As well as Jackson has played this season, and West Bloomfield wouldn’t be 7-1 without him, even this performance took Bellamy a bit by surprise.  But Jackson? No, he wasn’t surprised. He said he could have accounted for three more touchdowns had he played better.

“It was OK,” Jackson said. “I could do better.”

No one can question he can’t. Nevertheless, Jackson was outstanding on this night. He did not commit a turnover and showed leadership skills most often seen from a senior, not a 16-year-old.

Before this season Jackson was considered by many as a basketball player who also played football. Has that changed? Jackson is a Division I prospect in both sports and soon, not next month or six months from now, he’ll make a decision whether to play football in college or basketball. But for now he’s a Laker and looking for his team to make a run in the state playoffs.

“I’m just having fun,” he said. “I’m not satisfied just making the playoffs. We just got to play (our style).
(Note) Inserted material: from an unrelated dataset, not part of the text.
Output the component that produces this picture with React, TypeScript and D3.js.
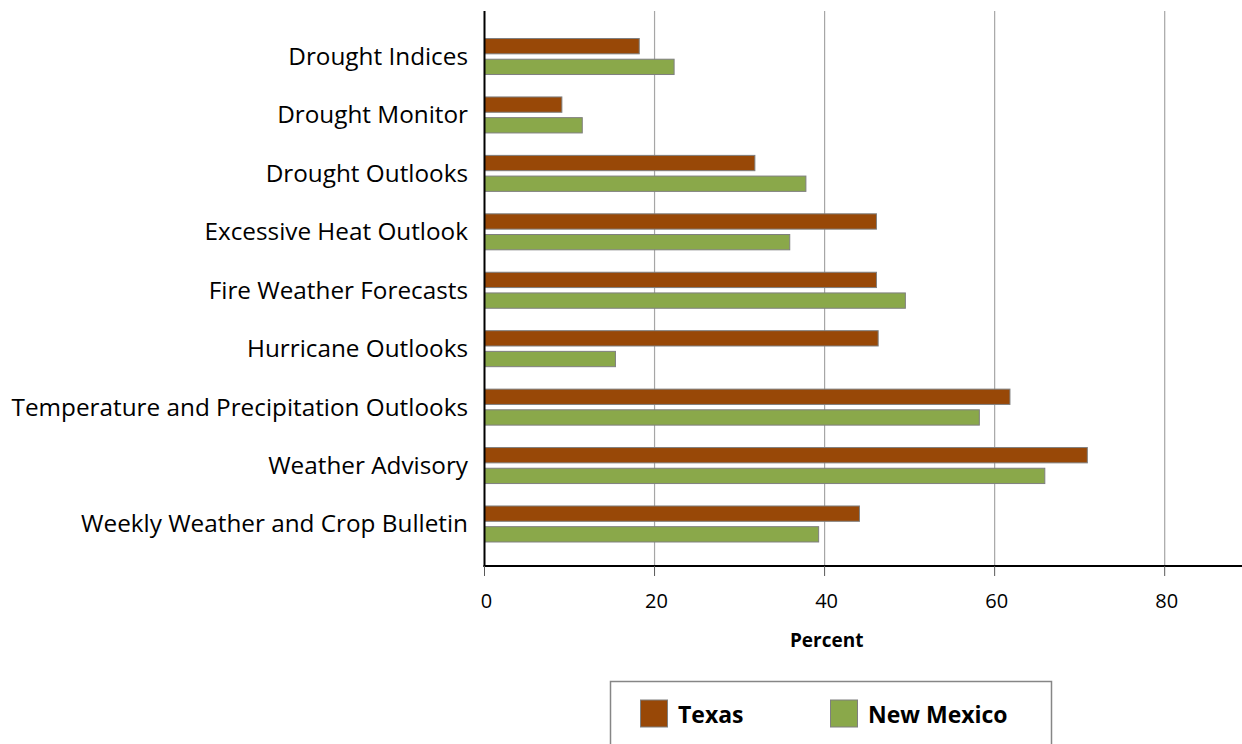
import React, {useMemo} from "react";
import * as d3 from "d3";

const categories = [
    "Drought Indices",
    "Drought Monitor",
    "Drought Outlooks",
    "Excessive Heat Outlook",
    "Fire Weather Forecasts",
    "Hurricane Outlooks",
    "Temperature and Precipitation Outlooks ",
    "Weather Advisory",
    "Weekly Weather and Crop Bulletin",
];

const seriesNames = ["Texas", "New Mexico"];
const texas = [18.2, 9.1, 31.8, 46.1, 46.1, 46.3, 61.8, 70.9, 44.1];
const newMexico = [22.3, 11.5, 37.8, 35.9, 49.5, 15.4, 58.2, 65.9, 39.3];
const xTicks = [0, 20, 40, 60, 80];

const COLORS = ["#984807", "#8aa84a"];
const FONT = "'Open Sans', sans-serif";

const WIDTH = 1242;
const HEIGHT = 744;

const App = () => {
    const left = 484.5;
    const plotTop = 11;
    const plotBottom = 566;

    const xScale = useMemo(() => {
        return d3.scaleLinear().domain([0, 80]).range([left, 1164.7]);
    }, []);

    const yScale = useMemo(() => {
        return d3
            .scaleBand()
            .domain(categories)
            .range([27.3, 553.2])
            .paddingInner(0.384)
            .paddingOuter(0.192);
    }, []);

    const subScale = useMemo(() => {
        return d3
            .scaleBand()
            .domain(seriesNames)
            .range([0, yScale.bandwidth()])
            .paddingInner(0.26);
    }, [yScale]);

    const values = [texas, newMexico];

    // bars
    const bars = categories.map((cat, i) => {
        const y0 = yScale(cat) || 0;
        return (
            <g key={cat}>
                {seriesNames.map((s, j) => (
                    <rect
                        key={s}
                        x={xScale(0)}
                        y={y0 + (subScale(s) || 0)}
                        width={xScale(values[j][i]) - xScale(0)}
                        height={subScale.bandwidth()}
                        fill={COLORS[j]}
                        stroke="#7f7f7f"
                        strokeWidth={1}
                    />
                ))}
                <text
                    x={468}
                    y={y0 + yScale.bandwidth() / 2 - 1}
                    textAnchor="end"
                    dominantBaseline="central"
                    fontSize={24.3}
                    fontFamily={FONT}
                    fill="#000"
                >
                    {cat}
                </text>
            </g>
        );
    });

    return (
        <svg
            width={WIDTH}
            height={HEIGHT}
            style={{position: "absolute", left: 0, top: 0, background: "#fff"}}
        >
            {/* gridlines */}
            {xTicks.slice(1).map((t) => (
                <line
                    key={"g" + t}
                    x1={xScale(t)}
                    x2={xScale(t)}
                    y1={plotTop}
                    y2={plotBottom}
                    stroke="#a6a6a6"
                    strokeWidth={1.2}
                />
            ))}

            {bars}

            {/* axes */}
            <line x1={left} x2={left} y1={plotTop} y2={plotBottom + 1} stroke="#000" strokeWidth={2} />
            <line x1={left - 1} x2={WIDTH} y1={plotBottom} y2={plotBottom} stroke="#000" strokeWidth={2} />
            {xTicks.map((t) => (
                <g key={"t" + t}>
                    <line
                        x1={xScale(t)}
                        x2={xScale(t)}
                        y1={plotBottom}
                        y2={plotBottom + 10}
                        stroke="#595959"
                        strokeWidth={1}
                    />
                    <text
                        x={xScale(t) + 2}
                        y={600}
                        textAnchor="middle"
                        dominantBaseline="central"
                        fontSize={20}
                        fontFamily={FONT}
                        fill="#000"
                    >
                        {t}
                    </text>
                </g>
            ))}
            <text
                x={826.7}
                y={647}
                textAnchor="middle"
                fontSize={19}
                fontWeight="bold"
                fontFamily={FONT}
                fill="#000"
            >
                Percent
            </text>

            {/* legend */}
            <rect x={610.5} y={681.5} width={441} height={80} fill="#fff" stroke="#868686" strokeWidth={1.5} />
            {seriesNames.map((s, j) => {
                const lx = j === 0 ? 640.5 : 830.5;
                return (
                    <g key={"l" + s}>
                        <rect x={lx} y={700} width={27} height={27} fill={COLORS[j]} stroke="#7f7f7f" strokeWidth={1} />
                        <text
                            x={lx + 37.5}
                            y={722.5}
                            fontSize={23}
                            fontWeight="bold"
                            fontFamily={FONT}
                            fill="#000"
                        >
                            {s}
                        </text>
                    </g>
                );
            })}
        </svg>
    );
};

export default App;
When we play our game, we’re unstoppable. Tonight we made too many mistakes. We don’t play like that.”

West Bloomfield was assessed a half dozen personal foul/unsportsmanlike penalties that, in a closer game, could cost them.

Bellamy said the penalties “were the ugly part” of the win but that those mistakes can be fixed.

Regardless, this was a step forward for the Lakers and Jackson. The next step will be to win a playoff game, something West Bloomfield has never tasted.